For transplants, start seeds indoors four to six weeks before your last frost date. Oregon State University Extension recommends a seven-to-10-day hardening period before moving seedlings outside permanently. Transplants three to four weeks old eliminate the thinning step and allow earlier harvests — University of Maryland Extension notes this as the main practical advantage of starting under lights.
Timing by zone breaks down as follows: In USDA Hardiness Zones 3–5, the outdoor direct-sow window opens in late April once soil tops 40°F, with a fall succession beginning in late July for September and October harvests. In Zones 6–7, push the spring start to late March and the fall sow to mid-August. In Zones 8–9, lettuce is essentially a cool-season annual — grown October through April, with the summer months treated as a full rest period regardless of shade-cloth strategies. Young transplants survive light frosts down to 32°F, which means fall crops can keep going well past the first frost in most zones.
Soil, sun, and spacing
Lettuce is a shallow-rooted, fast-moving crop that puts almost all its roots in the top six inches of soil.
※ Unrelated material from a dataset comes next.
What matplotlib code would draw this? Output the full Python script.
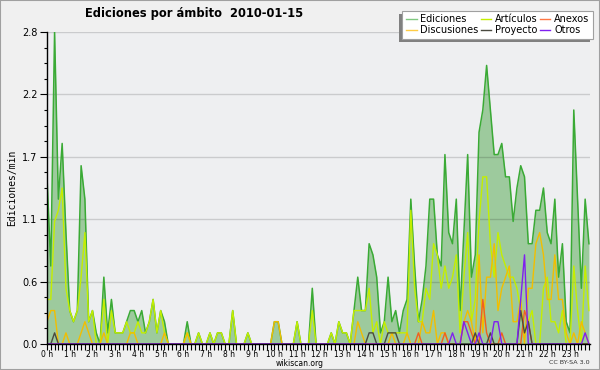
import numpy as np
import matplotlib
matplotlib.use('Agg')
import matplotlib.pyplot as plt
from matplotlib.lines import Line2D
from matplotlib.patches import Rectangle
from matplotlib.transforms import IdentityTransform

# edits per minute, one value per 10 minute bin (00:00 .. 23:50)
ediciones = [
    1.5, 0.7, 2.8, 1.3, 1.8, 1.0, 0.3, 0.2, 0.3, 1.6, 1.3, 0.2,   # 0-2 h
    0.3, 0.1, 0.0, 0.6, 0.1, 0.4, 0.1, 0.1, 0.1, 0.2, 0.3, 0.3,   # 2-4 h
    0.2, 0.3, 0.1, 0.2, 0.4, 0.1, 0.3, 0.2, 0.0, 0.0, 0.0, 0.0,   # 4-6 h
    0.0, 0.2, 0.0, 0.0, 0.1, 0.0, 0.0, 0.1, 0.0, 0.1, 0.1, 0.0,   # 6-8 h
    0.0, 0.3, 0.0, 0.0, 0.0, 0.1, 0.0, 0.0, 0.0, 0.0, 0.0, 0.0,   # 8-10 h
    0.2, 0.2, 0.0, 0.0, 0.0, 0.0, 0.2, 0.0, 0.0, 0.0, 0.5, 0.0,   # 10-12 h
    0.0, 0.0, 0.0, 0.1, 0.0, 0.2, 0.1, 0.1, 0.0, 0.3, 0.6, 0.3,   # 12-14 h
    0.3, 0.9, 0.8, 0.6, 0.1, 0.2, 0.6, 0.2, 0.3, 0.1, 0.3, 0.4,   # 14-16 h
    1.3, 0.7, 0.2, 0.4, 0.7, 1.3, 1.3, 0.8, 0.7, 1.7, 1.0, 0.9,   # 16-18 h
    1.3, 0.3, 1.0, 1.7, 0.6, 0.8, 1.9, 2.1, 2.5, 2.1, 1.7, 1.7,   # 18-20 h
    1.8, 1.5, 1.5, 1.1, 1.4, 1.6, 1.5, 0.9, 0.9, 1.2, 1.2, 1.4,   # 20-22 h
    1.0, 0.9, 1.3, 0.6, 0.9, 0.2, 0.1, 2.1, 1.3, 0.5, 1.3, 0.9,   # 22-24 h
]
articulos = [
    0.4, 0.4, 1.1, 1.2, 1.4, 0.5, 0.3, 0.2, 0.3, 0.6, 1.0, 0.2,
    0.3, 0.0, 0.0, 0.4, 0.0, 0.3, 0.1, 0.1, 0.1, 0.2, 0.1, 0.1,
    0.2, 0.1, 0.1, 0.2, 0.4, 0.1, 0.3, 0.1, 0.0, 0.0, 0.0, 0.0,
    0.0, 0.1, 0.0, 0.0, 0.1, 0.0, 0.0, 0.1, 0.0, 0.1, 0.1, 0.0,
    0.0, 0.3, 0.0, 0.0, 0.0, 0.1, 0.0, 0.0, 0.0, 0.0, 0.0, 0.0,
    0.0, 0.0, 0.0, 0.0, 0.0, 0.0, 0.2, 0.0, 0.0, 0.0, 0.3, 0.0,
    0.0, 0.0, 0.0, 0.1, 0.0, 0.2, 0.1, 0.1, 0.0, 0.3, 0.3, 0.3,
    0.3, 0.5, 0.1, 0.2, 0.0, 0.2, 0.1, 0.1, 0.1, 0.1, 0.1, 0.1,
    1.2, 0.5, 0.2, 0.2, 0.5, 0.4, 0.9, 0.8, 0.5, 0.7, 0.5, 0.6,
    0.8, 0.1, 0.6, 1.0, 0.2, 0.4, 1.1, 1.5, 1.5, 0.9, 0.6, 1.0,
    0.8, 0.7, 0.6, 0.6, 0.5, 0.3, 0.1, 0.2, 0.3, 0.0, 0.0, 0.5,
    0.6, 0.2, 0.2, 0.1, 0.3, 0.0, 0.0, 0.7, 0.3, 0.0, 0.7, 0.3,
]
discusiones = [
    0.2, 0.3, 0.3, 0.0, 0.0, 0.1, 0.0, 0.0, 0.0, 0.1, 0.2, 0.1,
    0.0, 0.0, 0.0, 0.1, 0.0, 0.0, 0.0, 0.0, 0.0, 0.0, 0.1, 0.1,
    0.0, 0.0, 0.0, 0.0, 0.0, 0.0, 0.0, 0.1, 0.0, 0.0, 0.0, 0.0,
    0.0, 0.1, 0.0, 0.0, 0.0, 0.0, 0.0, 0.0, 0.0, 0.0, 0.0, 0.0,
    0.0, 0.0, 0.0, 0.0, 0.0, 0.0, 0.0, 0.0, 0.0, 0.0, 0.0, 0.0,
    0.2, 0.2, 0.0, 0.0, 0.0, 0.0, 0.0, 0.0, 0.0, 0.0, 0.0, 0.0,
    0.0, 0.0, 0.0, 0.0, 0.0, 0.0, 0.0, 0.0, 0.0, 0.0, 0.2, 0.1,
    0.0, 0.0, 0.0, 0.0, 0.0, 0.0, 0.0, 0.1, 0.0, 0.0, 0.0, 0.1,
    0.0, 0.0, 0.0, 0.2, 0.1, 0.1, 0.3, 0.0, 0.1, 0.1, 0.0, 0.0,
    0.0, 0.0, 0.2, 0.3, 0.2, 0.0, 0.8, 0.1, 0.6, 0.6, 0.9, 0.3,
    0.5, 0.6, 0.7, 0.2, 0.2, 0.4, 0.0, 0.5, 0.5, 0.9, 1.0, 0.8,
    0.4, 0.4, 0.8, 0.4, 0.4, 0.1, 0.0, 0.1, 0.0, 0.2, 0.1, 0.0,
]
anexos = [0.0] * 96 + [
    0.0, 0.0, 0.1, 0.0, 0.0, 0.0, 0.0, 0.0, 0.0, 0.1, 0.0, 0.0,
    0.0, 0.0, 0.2, 0.2, 0.1, 0.0, 0.0, 0.4, 0.1, 0.0, 0.0, 0.0,
    0.1, 0.0, 0.0, 0.0, 0.0, 0.0, 0.3, 0.2, 0.0, 0.0, 0.0, 0.0,
    0.0, 0.0, 0.0, 0.0, 0.0, 0.0, 0.0, 0.0, 0.0, 0.0, 0.0, 0.0,
]
proyecto = [0.0, 0.0, 0.1] + [0.0] * 81 + [
    0.0, 0.1, 0.1, 0.0, 0.0, 0.0, 0.1, 0.1, 0.1, 0.0, 0.0, 0.0,
    0.0, 0.0, 0.0, 0.0, 0.0, 0.0, 0.0, 0.0, 0.0, 0.0, 0.0, 0.0,
    0.0, 0.0, 0.0, 0.0, 0.0, 0.1, 0.0, 0.0, 0.0, 0.1, 0.0, 0.0,
    0.0, 0.0, 0.0, 0.0, 0.0, 0.3, 0.1, 0.2, 0.0, 0.0, 0.0, 0.0,
    0.0, 0.0, 0.0, 0.0, 0.0, 0.0, 0.0, 0.0, 0.0, 0.0, 0.0, 0.0,
]
otros = [0.0] * 96 + [
    0.0, 0.0, 0.0, 0.0, 0.0, 0.0, 0.0, 0.0, 0.0, 0.0, 0.0, 0.1,
    0.0, 0.0, 0.2, 0.1, 0.0, 0.0, 0.1, 0.0, 0.0, 0.0, 0.2, 0.2,
    0.0, 0.0, 0.0, 0.0, 0.0, 0.4, 0.8, 0.0, 0.0, 0.0, 0.0, 0.0,
    0.0, 0.0, 0.0, 0.0, 0.0, 0.0, 0.0, 0.0, 0.0, 0.0, 0.1, 0.0,
]

hours = list(range(24))
hour_labels = ['%d h' % h for h in hours]
yticks = [0.0, 0.56, 1.12, 1.68, 2.24, 2.8]

# x in hours, one bin every 10 minutes
x = np.arange(len(ediciones)) / 6.0

c_fill = '#9dca9d'
c_edic = '#3aaa35'
c_art = '#c4ee00'
c_disc = '#f2be00'
c_anex = '#f06020'
c_proy = '#4a4a40'
c_otros = '#8020f0'

fig = plt.figure(figsize=(6, 3.7), dpi=100, facecolor='#f0f0f0')
ax = fig.add_axes([47 / 600, 26 / 370, 543 / 600, 312 / 370])
ax.set_facecolor('#eeeff1')

ax.fill_between(x, ediciones, color=c_fill, lw=0, zorder=1)
ax.plot(x, ediciones, color=c_edic, lw=1.1, zorder=3)
ax.plot(x, articulos, color=c_art, lw=1, zorder=4)
ax.plot(x, discusiones, color=c_disc, lw=1, zorder=5)
ax.plot(x, anexos, color=c_anex, lw=1, zorder=6)
ax.plot(x, proyecto, color=c_proy, lw=1, zorder=6)
ax.plot(x, otros, color=c_otros, lw=1, zorder=7)

ax.set_xlim(0, 23.88)
ax.set_ylim(0, 2.8)

# axes, ticks and grid
for s in ['top', 'right']:
    ax.spines[s].set_visible(False)
for s in ['left', 'bottom']:
    ax.spines[s].set_linewidth(1)
    ax.spines[s].set_zorder(10)

ax.set_xticks(hours)
ax.set_xticklabels(hour_labels)
ax.set_xticks(x, minor=True)
ax.tick_params(axis='x', which='both', length=4, width=0.8, pad=0.5, labelsize=5.5, direction='out')

ax.set_yticks(yticks)
ax.set_yticklabels(['%.1f' % v for v in yticks])
ax.set_yticks(np.arange(0, 2.81, 0.14), minor=True)
ax.tick_params(axis='y', which='major', length=5, width=0.8, pad=2, labelsize=7)
ax.tick_params(axis='y', which='minor', length=2.5, width=0.8)

ax.set_axisbelow(False)
ax.yaxis.grid(True, color='black', alpha=0.15, lw=1)
ax.xaxis.grid(False)

# texts
fig.text(85 / 600, 1 - 14 / 370, 'Ediciones por ámbito  2010-01-15',
         fontsize=8.3, fontweight='bold', ha='left', va='center')
fig.text(12 / 600, 1 - 188 / 370, 'Ediciones/min', rotation=90,
         family='DejaVu Sans Mono', fontsize=7, ha='center', va='center')
fig.text(300 / 600, 1 - 363.5 / 370, 'wikiscan.org', fontsize=5.5, ha='center', va='center')
fig.text(590 / 600, 1 - 363 / 370, 'CC BY-SA 3.0', fontsize=4.6, ha='right', va='center',
         color='#333333')

# legend (column order fills top to bottom)
handles = [
    Line2D([], [], color='#80c880', lw=1),
    Line2D([], [], color='#ffcc44', lw=1),
    Line2D([], [], color=c_art, lw=1),
    Line2D([], [], color=c_proy, lw=1),
    Line2D([], [], color='#ff7744', lw=1),
    Line2D([], [], color=c_otros, lw=1),
]
labels = ['Ediciones', 'Discusiones', 'Artículos', 'Proyecto', 'Anexos', 'Otros']
leg = fig.legend(handles, labels, ncol=3, loc='upper right',
                 bbox_to_anchor=(593 / 600, 1 - 11 / 370), fontsize=7,
                 frameon=True, fancybox=False, edgecolor='#a0a0a0', framealpha=1,
                 handlelength=1.1, handletextpad=0.4, columnspacing=0.2,
                 labelspacing=0.1, borderpad=0.35, borderaxespad=0)
leg.get_frame().set_linewidth(0.8)

# shadow to the lower left of the legend box
fig.canvas.draw()
bb = leg.get_window_extent()
shadow = Rectangle((bb.x0 - 3, bb.y0 - 3), bb.width, bb.height, transform=IdentityTransform(),
                   facecolor='#808080', edgecolor='none', zorder=leg.get_zorder() - 0.5)
fig.add_artist(shadow)

# outer border
fig.add_artist(Rectangle((0, 0), 1, 1, transform=fig.transFigure, fill=False,
                         edgecolor='#a0a0a0', lw=1.5))

fig.savefig('out.png', dpi=100, facecolor=fig.get_facecolor())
That concentration means it responds quickly to both fertility and moisture — and equally quickly to deficits of either.

Soil: Lettuce prefers a loamy, well-drained soil rich in organic matter with a pH between 6.0 and 6.7, a range that Clemson University Cooperative Extension and NC State Extension both specify. Before planting, incorporate two to three inches of finished compost and apply a balanced pre-plant fertilizer — Clemson recommends 5-10-10 at three pounds per 100 square feet, while University of Minnesota Extension calls for 10-10-10 at two pounds per 100 square feet. Both approaches are sound; the goal is available phosphorus for root establishment. Sidedress once growth accelerates: Utah State University Extension suggests one-quarter cup of 21-0-0 (ammonium sulfate) per 10 feet of row, four weeks after transplanting. Nitrogen feeds the leafy growth that is the whole point of the crop. Avoid over-applying, however — too much nitrogen in warm weather accelerates the very bolting you are trying to prevent.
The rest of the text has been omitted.